Od przyszłego roku PIT nie zapłaci 2/3 emerytów i rencistów. W tej grupie znajdują się emeryci, którzy pobierają świadczenie w miesięcznej wysokości nieprzekraczającej 2500 zł (30 000 zł rocznie).
Emeryci o wyższych świadczeniach zapłacą podatek tylko od nadwyżki ponad kwotę 2500 zł. Z tym, że osoby pobierające świadczenie w wysokości od 2500 zł do 5000 zł, zapłacą niższy podatek niż płacą obecnie.
Przykładowo od 1 stycznia 2022 r. biorąc pod uwagę wszystkie rozwiązania przewidziane w ustawie, przy emeryturze w wysokości:
2704 zł (rocznie 32 448 zł) w portfelu emeryta co roku zostanie 2060 zł więcej.
3500 zł (rocznie 42 000 zł) w portfelu emeryta co roku zostanie 1320 zł więcej.
4200 zł (rocznie 50 400 zł) w portfelu emeryta co roku zostanie 669 zł więcej.
Nieznacznie więcej podatku niż dziś zapłacą emeryci, którzy otrzymują świadczenie w kwocie od 5000 zł do 13 600 zł miesięcznie.

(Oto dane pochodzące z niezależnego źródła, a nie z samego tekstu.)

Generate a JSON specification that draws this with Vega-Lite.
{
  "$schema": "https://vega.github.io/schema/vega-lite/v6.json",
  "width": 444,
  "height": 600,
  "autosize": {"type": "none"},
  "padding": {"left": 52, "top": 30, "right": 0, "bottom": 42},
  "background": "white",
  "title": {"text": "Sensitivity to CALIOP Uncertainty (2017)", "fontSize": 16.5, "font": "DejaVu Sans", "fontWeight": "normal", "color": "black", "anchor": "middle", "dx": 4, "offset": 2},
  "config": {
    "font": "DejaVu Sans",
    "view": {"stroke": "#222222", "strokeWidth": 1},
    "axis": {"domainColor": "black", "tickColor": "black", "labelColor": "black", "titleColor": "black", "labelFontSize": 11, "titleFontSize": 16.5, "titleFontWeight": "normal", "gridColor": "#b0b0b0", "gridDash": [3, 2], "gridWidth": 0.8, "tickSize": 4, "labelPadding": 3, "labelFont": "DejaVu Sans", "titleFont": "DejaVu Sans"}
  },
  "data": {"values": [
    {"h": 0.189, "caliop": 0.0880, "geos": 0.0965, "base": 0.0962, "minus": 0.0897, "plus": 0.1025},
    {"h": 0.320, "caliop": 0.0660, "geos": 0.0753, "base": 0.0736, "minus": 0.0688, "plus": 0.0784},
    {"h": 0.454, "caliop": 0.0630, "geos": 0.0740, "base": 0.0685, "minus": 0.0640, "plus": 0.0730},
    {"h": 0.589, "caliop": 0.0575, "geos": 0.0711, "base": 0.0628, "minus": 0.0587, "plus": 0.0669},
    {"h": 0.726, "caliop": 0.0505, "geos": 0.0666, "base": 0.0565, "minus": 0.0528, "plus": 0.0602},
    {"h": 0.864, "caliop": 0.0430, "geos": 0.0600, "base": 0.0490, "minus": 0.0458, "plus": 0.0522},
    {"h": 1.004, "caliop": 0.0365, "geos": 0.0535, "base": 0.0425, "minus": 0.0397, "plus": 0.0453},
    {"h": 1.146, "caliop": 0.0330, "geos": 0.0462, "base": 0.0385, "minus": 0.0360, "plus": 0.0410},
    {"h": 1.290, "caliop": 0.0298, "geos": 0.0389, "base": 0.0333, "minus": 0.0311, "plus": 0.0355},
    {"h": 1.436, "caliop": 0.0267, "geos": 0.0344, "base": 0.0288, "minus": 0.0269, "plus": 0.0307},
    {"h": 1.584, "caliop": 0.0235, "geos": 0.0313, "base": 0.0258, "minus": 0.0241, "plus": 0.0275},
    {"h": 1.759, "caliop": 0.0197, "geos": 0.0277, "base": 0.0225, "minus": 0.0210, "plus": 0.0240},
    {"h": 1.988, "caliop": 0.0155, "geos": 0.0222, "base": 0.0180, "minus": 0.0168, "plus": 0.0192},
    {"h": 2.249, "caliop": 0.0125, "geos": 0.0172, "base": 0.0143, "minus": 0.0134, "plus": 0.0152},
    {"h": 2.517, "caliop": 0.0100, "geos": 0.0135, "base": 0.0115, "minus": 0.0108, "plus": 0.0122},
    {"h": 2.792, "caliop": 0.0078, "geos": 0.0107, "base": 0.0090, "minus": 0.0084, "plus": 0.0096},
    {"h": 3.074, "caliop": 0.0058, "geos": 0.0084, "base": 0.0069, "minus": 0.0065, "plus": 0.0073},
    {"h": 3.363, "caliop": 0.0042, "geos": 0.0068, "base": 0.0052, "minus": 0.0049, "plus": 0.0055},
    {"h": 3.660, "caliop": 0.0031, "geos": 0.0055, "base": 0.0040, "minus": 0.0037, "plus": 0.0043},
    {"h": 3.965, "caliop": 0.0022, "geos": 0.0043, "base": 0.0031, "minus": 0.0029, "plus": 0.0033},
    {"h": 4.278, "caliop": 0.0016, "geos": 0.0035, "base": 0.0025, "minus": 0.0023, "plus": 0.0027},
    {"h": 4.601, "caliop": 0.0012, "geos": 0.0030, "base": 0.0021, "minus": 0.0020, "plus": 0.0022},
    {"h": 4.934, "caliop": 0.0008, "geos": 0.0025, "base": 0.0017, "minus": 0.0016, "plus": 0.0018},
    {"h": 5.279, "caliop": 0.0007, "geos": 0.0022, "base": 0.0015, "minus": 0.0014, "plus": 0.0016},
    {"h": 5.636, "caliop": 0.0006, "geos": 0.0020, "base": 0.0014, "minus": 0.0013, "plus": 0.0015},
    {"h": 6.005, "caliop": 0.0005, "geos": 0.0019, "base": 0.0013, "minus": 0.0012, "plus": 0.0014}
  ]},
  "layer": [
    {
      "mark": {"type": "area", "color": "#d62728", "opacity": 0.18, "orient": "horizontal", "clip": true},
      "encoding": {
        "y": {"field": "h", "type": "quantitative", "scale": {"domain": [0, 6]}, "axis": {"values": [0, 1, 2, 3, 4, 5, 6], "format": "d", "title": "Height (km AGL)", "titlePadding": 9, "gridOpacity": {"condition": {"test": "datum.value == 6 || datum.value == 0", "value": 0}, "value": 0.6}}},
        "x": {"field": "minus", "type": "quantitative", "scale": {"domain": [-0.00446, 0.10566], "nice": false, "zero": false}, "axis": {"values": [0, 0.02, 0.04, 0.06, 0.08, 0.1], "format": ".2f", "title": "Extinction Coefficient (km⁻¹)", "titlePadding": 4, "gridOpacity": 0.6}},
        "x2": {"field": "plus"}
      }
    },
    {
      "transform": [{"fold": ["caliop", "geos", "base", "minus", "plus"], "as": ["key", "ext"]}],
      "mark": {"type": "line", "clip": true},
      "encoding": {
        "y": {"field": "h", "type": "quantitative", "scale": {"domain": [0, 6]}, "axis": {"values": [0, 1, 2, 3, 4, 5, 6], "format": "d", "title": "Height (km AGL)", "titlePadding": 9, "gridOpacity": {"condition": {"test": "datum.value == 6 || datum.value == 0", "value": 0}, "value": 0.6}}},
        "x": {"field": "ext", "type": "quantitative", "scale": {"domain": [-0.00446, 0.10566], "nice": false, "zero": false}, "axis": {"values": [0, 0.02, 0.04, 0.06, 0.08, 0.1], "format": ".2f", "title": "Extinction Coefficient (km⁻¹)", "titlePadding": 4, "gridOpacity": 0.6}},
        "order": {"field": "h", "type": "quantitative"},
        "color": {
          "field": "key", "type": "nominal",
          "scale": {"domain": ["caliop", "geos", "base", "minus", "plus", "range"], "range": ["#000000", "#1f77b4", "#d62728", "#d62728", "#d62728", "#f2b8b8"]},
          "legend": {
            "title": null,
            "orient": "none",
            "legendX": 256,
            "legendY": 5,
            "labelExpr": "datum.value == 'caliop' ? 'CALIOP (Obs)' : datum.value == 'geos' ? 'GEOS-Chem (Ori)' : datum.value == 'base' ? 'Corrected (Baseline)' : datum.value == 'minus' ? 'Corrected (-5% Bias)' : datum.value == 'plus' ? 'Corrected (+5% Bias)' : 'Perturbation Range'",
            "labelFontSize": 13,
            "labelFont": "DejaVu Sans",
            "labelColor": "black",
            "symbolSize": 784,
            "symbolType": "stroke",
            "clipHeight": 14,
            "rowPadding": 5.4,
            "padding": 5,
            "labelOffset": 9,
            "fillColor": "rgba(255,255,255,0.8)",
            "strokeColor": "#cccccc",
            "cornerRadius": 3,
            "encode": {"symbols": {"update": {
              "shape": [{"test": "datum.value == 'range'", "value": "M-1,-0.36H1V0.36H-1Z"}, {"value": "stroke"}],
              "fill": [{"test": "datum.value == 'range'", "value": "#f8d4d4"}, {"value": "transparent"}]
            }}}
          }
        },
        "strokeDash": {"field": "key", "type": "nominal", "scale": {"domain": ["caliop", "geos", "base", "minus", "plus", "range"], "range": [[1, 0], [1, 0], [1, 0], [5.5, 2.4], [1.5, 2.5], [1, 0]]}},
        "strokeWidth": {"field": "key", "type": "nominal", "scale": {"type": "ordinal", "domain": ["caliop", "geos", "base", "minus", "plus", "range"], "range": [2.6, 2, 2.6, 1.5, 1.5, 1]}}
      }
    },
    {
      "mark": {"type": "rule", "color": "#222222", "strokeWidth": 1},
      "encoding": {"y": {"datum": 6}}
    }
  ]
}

Poza tym seniorzy zatrudnieni na etacie, pracujący na zleceniach i przedsiębiorcy (na skali podatkowej, podatku liniowym oraz rozliczający się ryczałtem), którzy mimo osiągnięcia uprawnień do emerytury zrezygnują z jej pobierania i będą dalej aktywni zawodowo, będą mogli skorzystać z PIT-0 dla seniora. Pracujący seniorzy, którzy nie pobierają emerytury, będą płacić podatek dopiero po przekroczeniu 115 528 zł zarobków (30 tys. zł kwoty wolnej + 85 528 zł ulgi). Już teraz takich osób jest 142 tys. W 2022 r. zaoszczędzą one na podatku ok. 500 mln zł.
Nie ulega więc wątpliwości, że Podatkowy Polski Ład jest zdecydowanie korzystny dla Polaków, w tym emerytów. Na reformie zyska ponad 90 proc. z nich, a dla ok. 95 proc. emerytów nowe rozwiązania są korzystne lub neutralne.